- Mr. McCain advocates eliminating the multibillion-dollar annual government subsidies that domestic ethanol has long enjoyed. As a free trade advocate, he also opposes the 54-cent-a-gallon tariff that the United States slaps on imports of ethanol made from sugar cane, which packs more of an energy punch than corn-based ethanol and is cheaper to produce.
"We made a series of mistakes by not adopting a sustainable energy policy, one of which is the subsidies for corn ethanol, which I warned in Iowa were going to destroy the market" and contribute to inflation, Mr. McCain said this month in an interview with a Brazilian newspaper, O Estado de São Paulo. "Besides, it is wrong," he added, to tax Brazilian-made sugar cane ethanol, "which is much more efficient than corn ethanol."
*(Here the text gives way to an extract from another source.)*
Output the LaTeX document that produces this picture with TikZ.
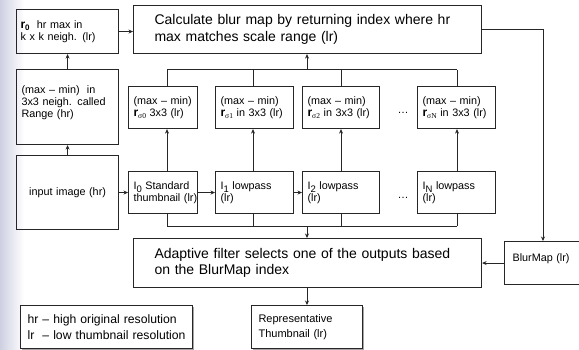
\documentclass[tikz,border=0pt]{standalone}
\usepackage{fontspec}
\setmainfont{Liberation Sans}
\newfontfamily\greekserif{Liberation Serif}
\usetikzlibrary{arrows.meta,shadows}

% bold r with a sigma subscript, and an image symbol with a subscript
\newcommand\rsig[1]{{\fontsize{12}{12}\selectfont\bfseries r}\raisebox{-2.5pt}{\fontsize{7.5}{7.5}\greekserif σ#1}}
\newcommand\imgsub[1]{I\raisebox{-3pt}{\fontsize{9.5}{9.5}\selectfont #1}}

\tikzset{
  x=1pt, y=-1pt,
  box/.style={draw=black!85, line width=1.1pt, anchor=north west, inner xsep=5pt,
    inner ysep=0pt, align=left, font=\fontsize{10.8}{12}\selectfont},
  bigbox/.style={box, inner xsep=21pt, font=\fontsize{14}{16.5}\selectfont},
  notebox/.style={box, fill=white, drop shadow={shadow xshift=1pt, shadow yshift=-1.5pt, fill=black!35, opacity=1}},
  link/.style={line width=1pt, draw=black!85},
  arr/.style={link, -{Stealth[length=4.5pt,width=4pt]}},
  dotsnode/.style={anchor=base, inner sep=0pt, font=\fontsize{11}{11}\selectfont},
}

\begin{document}
\begin{tikzpicture}
\useasboundingbox (0,0) rectangle (579,350);
% faint slide tint along the left edge
\shade[left color={rgb,255:red,206;green,208;blue,226}, right color=white] (0,0) rectangle (24,350);

% left column
\node[box, inner xsep=4pt, text width=94pt, minimum height=44pt] (r0) at (16,9)
  {{\fontsize{12}{12}\selectfont\bfseries r}\raisebox{-2pt}{\fontsize{8}{8}\selectfont\bfseries 0}\ \ hr max in\\k x k neigh. (lr)};
\node[box, text width=92pt, minimum height=75pt] (range) at (16,69)
  {(max – min)\ \ in\\3x3 neigh. called\\Range (hr)\\[-1pt]\mbox{}};
\node[box, align=center, text width=92pt, minimum height=74pt] (input) at (16,155)
  {input image (hr)};

% wide processing boxes
\node[bigbox, text width=306pt, minimum height=48pt] (calc) at (133,5)
  {\mbox{Calculate blur map by returning index where hr}\\max matches scale range (lr)};
\node[bigbox, text width=306pt, minimum height=49pt] (adapt) at (133,238)
  {\mbox{Adaptive filter selects one of the outputs based}\\on the BlurMap index};

% range maps per scale
\node[box, text width=59pt, minimum height=42pt] (rs0) at (128,86) {\mbox{(max – min)}\\\mbox{\rsig{0} 3x3 (lr)}};
\node[box, text width=68pt, minimum height=42pt] (rs1) at (215,86) {\mbox{(max – min)}\\\mbox{\rsig{1} in 3x3 (lr)}};
\node[box, text width=67pt, minimum height=42pt] (rs2) at (302,86) {\mbox{(max – min)}\\\mbox{\rsig{2} in 3x3 (lr)}};
\node[box, text width=68pt, minimum height=42pt] (rsN) at (417,86) {\mbox{(max – min)}\\\mbox{\rsig{N} in 3x3 (lr)}};

% thumbnails per scale
\node[box, text width=59pt, minimum height=42pt] (I0) at (128,171) {\mbox{\imgsub{0} Standard}\\\mbox{thumbnail (lr)}};
\node[box, text width=68pt, minimum height=42pt] (I1) at (215,171) {\imgsub{1} lowpass\\(lr)};
\node[box, text width=67pt, minimum height=42pt] (I2) at (302,171) {\imgsub{2} lowpass\\(lr)};
\node[box, text width=68pt, minimum height=42pt] (IN) at (417,171) {\imgsub{N} lowpass\\(lr)};

\node[dotsnode] (dotsR) at (403,114) {…};
\node[dotsnode] (dotsI) at (403,199) {…};

% outputs and notes
\node[box, inner xsep=8pt, text width=64pt, minimum height=43pt] (blurmap) at (504,241)
  {BlurMap (lr)\\[-1pt]\mbox{}};
\node[notebox, inner xsep=7pt, text width=97pt, minimum height=43pt,
  font=\fontsize{11}{15.5}\selectfont] (rep) at (251,305)
  {Representative\\Thumbnail (lr)};
\node[notebox, inner xsep=7pt, text width=158pt, minimum height=43pt,
  font=\fontsize{12.2}{16.5}\selectfont] (legend) at (20,305)
  {\mbox{hr – high original resolution}\\\mbox{lr\ \ – low thumbnail resolution}};

% column positions and bus lines
\coordinate (col0) at (167,0);
\coordinate (col1) at (253,0);
\coordinate (col2) at (341,0);
\coordinate (colN) at (457,0);
\coordinate (mid) at (307,0);
\coordinate (rail) at (543,0);
\coordinate (topbus) at (0,70);
\coordinate (botbus) at (0,226.5);

% left column flow
\draw[arr] (input.north) -- (range.south);
\draw[arr] (range.north) -- (r0.south);
\draw[arr] (r0.east) -- (r0.east -| calc.west);
\draw[arr] (input.east |- I0.west) -- (I0.west);
\draw[arr] (I0.east) -- (I1.west);
\draw[arr] (I1.east) -- (I2.west);

% thumbnails to range maps
\foreach \i/\r/\c in {I0/rs0/col0, I1/rs1/col1, I2/rs2/col2, IN/rsN/colN} {
  \draw[arr] (\i.north -| \c) -- (\r.south -| \c);
  \draw[link] (\r.north -| \c) -- (topbus -| \c);
  \draw[link] (\i.south -| \c) -- (botbus -| \c);
}
\draw[link] (topbus -| col0) -- (topbus -| colN);
\draw[link] (botbus -| col0) -- (botbus -| colN);
\draw[arr] (topbus -| mid) -- (calc.south -| mid);
\draw[arr] (botbus -| mid) -- (adapt.north -| mid);

% blur map path
\draw[arr] (calc.east) -| (blurmap.north -| rail);
\draw[arr] (blurmap.west) -- (blurmap.west -| adapt.east);
\draw[arr] (adapt.south -| mid) -- (rep.north -| mid);
\end{tikzpicture}
\end{document}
Mr. Obama, in contrast, favors the subsidies, some of which end up in the hands of the same oil companies he says should be subjected to a windfall profits tax. In the name of helping the United States build "energy independence," he also supports the tariff, which some economists say may well be illegal under the World Trade Organization’s rules but which his advisers say is not. (Larry Rohter, "Obama Camp Closely Linked With Ethanol," New York Times, 23 June 2008) - Although biofuels still account for only 1½ percent of the global liquid fuels supply, they accounted for almost half the increase in the consumption of major food crops in 2006-07, mostly because of corn-based ethanol produced in the United States.
(International Monetary Fund, World Economic Outlook, April 2008, p. 60)
Workers of the world are between a rock and a hard place, between those who take food from the poor to fuel their cars and those who think that bombing Iran is a great idea for energy security, and to make matters worse, they have to depend on American voters to navigate between them.